This post is one in a series about The Negative Canon.
In my post of 10 April I discussed the use of myself in place of both I and me. Earlier this month I reported Pam Peters’s desire to reinstate themself to its rightful place among the reflexive pronouns.
Any further examination of the English reflexive pronouns shows they are a right old mess. Just to remind any who may be uncertain, the reflexive pronouns are distinguished by the singular suffix –self and the plural suffix -selves. Apart from the substitution of myself for I and me, they have two uses. They reflect the action of a clause back onto its subject, as in We frightened ourselves. They also emphasise some other element in a clause, as in We weren’t frightened ourselves, but some of the others were.
Here’s how they’re a mess. In Standard English, myself, yourself, herself, ourselves and yourselves all use the possessive determiner for the first part, but himself and themselves use the accusative form of the personal pronoun. (OK, herself could be either, because they’re identical.) Itself could be from the nominative or accusative form of the personal pronoun (they, too, are identical), or, with only a little adaptation, from the possessive determiner. This leads to the curious situation in which themselves, using the accusative form, is standard, but the analogous meself isn’t. At the same time, theirselves, analogous with ourselves, is also nonstandard. Not only that, but in the third person singular alone, feminine herself, taken as if from the possessive determiner, is standard, but mascuiine hisself, also using the possessive determiner, isn’t.
‘Merriam-Webster’s Dictionary of English Usage’ refers to Bishop Lowth as regarding himself and themselves as corruptions, preferring instead his self and their selves. In this he had consistency on his side, but others would have none of it. Without referring specifically to the bishop, the OED also notes that there has been a tendency from the 14th century to treat self as a noun (= person, personality), and substitute the possessive his for him and their for them, but adds that this is now nonstandard, except where some other word intervenes to give his own/very/good/true self or their own/sweet/very selves.
So what are the rules for forming reflexive pronouns in Standard English? They go like this.
In the singular, the first and second person reflexive pronouns are formed by adding the suffix –self to the first and second person singular possessive determiners to produce myself and yourself.
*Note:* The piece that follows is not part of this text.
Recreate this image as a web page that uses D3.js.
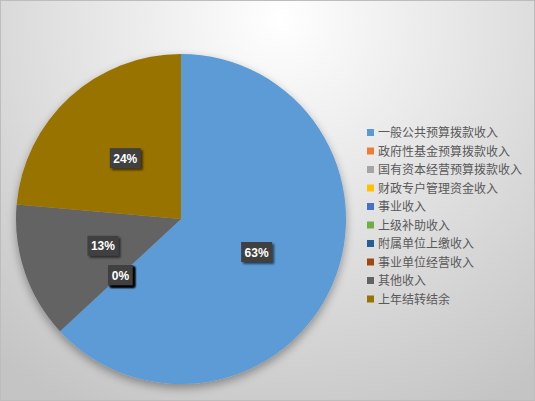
<!DOCTYPE html>
<html>
<head>
<meta charset="utf-8">
<script src="https://d3js.org/d3.v7.min.js"></script>
<style>
  body { margin: 0; }
  svg { display: block; }
</style>
</head>
<body>
<svg id="chart" width="535" height="401"></svg>
<script>
// categories and shares (percent)
var categories = ["一般公共预算拨款收入", "政府性基金预算拨款收入", "国有资本经营预算拨款收入",
  "财政专户管理资金收入", "事业收入", "上级补助收入", "附属单位上缴收入",
  "事业单位经营收入", "其他收入", "上年结转结余"];
var values = [63.1, 0, 0, 0, 0, 0, 0, 0, 13.3, 23.6];
var colors = ["#5B9BD5", "#ED7D31", "#A5A5A5", "#FFC000", "#4472C4",
  "#70AD47", "#255E91", "#9E480E", "#636363", "#997300"];

var svg = d3.select("#chart");
var W = 535, H = 401;
var cx = 181, cy = 219, r = 165;

var defs = svg.append("defs");
var bg = defs.append("radialGradient").attr("id", "bg")
  .attr("gradientUnits", "userSpaceOnUse")
  .attr("cx", 280).attr("cy", 20).attr("r", 440);
bg.append("stop").attr("offset", "0").attr("stop-color", "#ffffff");
bg.append("stop").attr("offset", "1").attr("stop-color", "#c4c4c4");

var sh = defs.append("filter").attr("id", "pieShadow")
  .attr("x", "-20%").attr("y", "-20%").attr("width", "140%").attr("height", "140%");
sh.append("feGaussianBlur").attr("in", "SourceAlpha").attr("stdDeviation", 5).attr("result", "b");
sh.append("feOffset").attr("in", "b").attr("dx", 0).attr("dy", 4).attr("result", "o");
sh.append("feComponentTransfer").attr("in", "o").attr("result", "s")
  .append("feFuncA").attr("type", "linear").attr("slope", 0.35);
var m = sh.append("feMerge");
m.append("feMergeNode").attr("in", "s");
m.append("feMergeNode").attr("in", "SourceGraphic");

var lsh = defs.append("filter").attr("id", "lblShadow")
  .attr("x", "-30%").attr("y", "-30%").attr("width", "170%").attr("height", "170%");
lsh.append("feGaussianBlur").attr("in", "SourceAlpha").attr("stdDeviation", 1).attr("result", "b");
lsh.append("feOffset").attr("in", "b").attr("dx", 2).attr("dy", 2).attr("result", "o");
lsh.append("feComponentTransfer").attr("in", "o").attr("result", "s")
  .append("feFuncA").attr("type", "linear").attr("slope", 0.6);
var m2 = lsh.append("feMerge");
m2.append("feMergeNode").attr("in", "s");
m2.append("feMergeNode").attr("in", "SourceGraphic");

// background + frame
svg.append("rect").attr("x", 0.5).attr("y", 0.5).attr("width", W - 1).attr("height", H - 1)
  .attr("fill", "url(#bg)").attr("stroke", "#bdbdbd");

var data = categories.map(function(c, i) { return { name: c, value: values[i], color: colors[i] }; });

var pie = d3.pie().sort(null).value(function(d) { return d.value; });
var arcs = pie(data);
var arc = d3.arc().innerRadius(0).outerRadius(r);
var labelArc = d3.arc().innerRadius(r * 0.5).outerRadius(r * 0.5);

var g = svg.append("g").attr("transform", "translate(" + cx + "," + cy + ")");
g.append("g").attr("filter", "url(#pieShadow)")
  .selectAll("path").data(arcs).enter().append("path")
  .attr("d", arc)
  .attr("fill", function(d) { return d.data.color; })
  .attr("stroke", "none");

// data labels (zero slices stack on the same spot)
var lbl = g.selectAll("g.lbl").data(arcs).enter().append("g")
  .attr("class", "lbl")
  .attr("transform", function(d) { var p = labelArc.centroid(d); return "translate(" + p[0] + "," + p[1] + ")"; });
lbl.each(function(d) {
  var t = Math.round(d.data.value) + "%";
  var w = t.length > 2 ? 31 : 24;
  var s = d3.select(this);
  s.append("rect").attr("x", -w / 2).attr("y", -10).attr("width", w).attr("height", 20)
    .attr("fill", "#404040").attr("filter", "url(#lblShadow)");
  s.append("text").attr("x", 0).attr("y", 4.5).attr("text-anchor", "middle")
    .attr("fill", "#ffffff").style("font-family", "Arial, 'Liberation Sans', sans-serif")
    .style("font-weight", "bold").style("font-size", "12px").text(t);
});

// legend
var legend = svg.append("g").attr("transform", "translate(366,132.5)");
var item = legend.selectAll("g").data(data).enter().append("g")
  .attr("transform", function(d, i) { return "translate(0," + (i * 18.5) + ")"; });
item.append("rect").attr("x", 1).attr("y", -3.5).attr("width", 7).attr("height", 7)
  .attr("fill", function(d) { return d.color; });
item.append("text").attr("x", 12).attr("y", 4.5)
  .attr("fill", "#595959")
  .style("font-family", "'Noto Sans CJK SC', sans-serif").style("font-size", "12px")
  .text(function(d) { return d.name; });
</script>
</body>
</html>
In the third person, they are formed by adding the same suffix to the accusative form of the masculine personal pronoun to produce the masculine himself; by adding it to the accusative form of the feminine personal pronoun (or to the third person feminine possessive determiner) to produce feminine herself; and by adding it to the nominative (or accusative) form of the neuter personal pronoun (or, if you suppress the final –s, to the third person singular neuter possessive pronoun) to produce neuter itself.
In the plural, the suffix –selves is added to the first and second plural possessive determiners to produce ourselves and yourselves. In the third person, –selves is added to the accusative form of the third person plural personal pronoun to produce themselves. An alternative is formed using the singular suffix -self to produce themself, used by those who wish to refer back to, or to emphasise, singular they.
In some nonstandard dialects, some of the rules are different. In the singular, the first person reflexive pronoun is formed not from the first person singular possessive determiner, but from the accusative form of the first person singular personal pronoun, to produce meself. The third person masculine reflexive pronoun is formed not from the accusative form of the masculine singular personal pronoun, but from the possessive determiner, to produce hisself. And in the plural the third person reflexive pronoun is formed not from the accusative form of the third person plural personal pronoun, but from the third person plural possessive determiner to produce theirselves.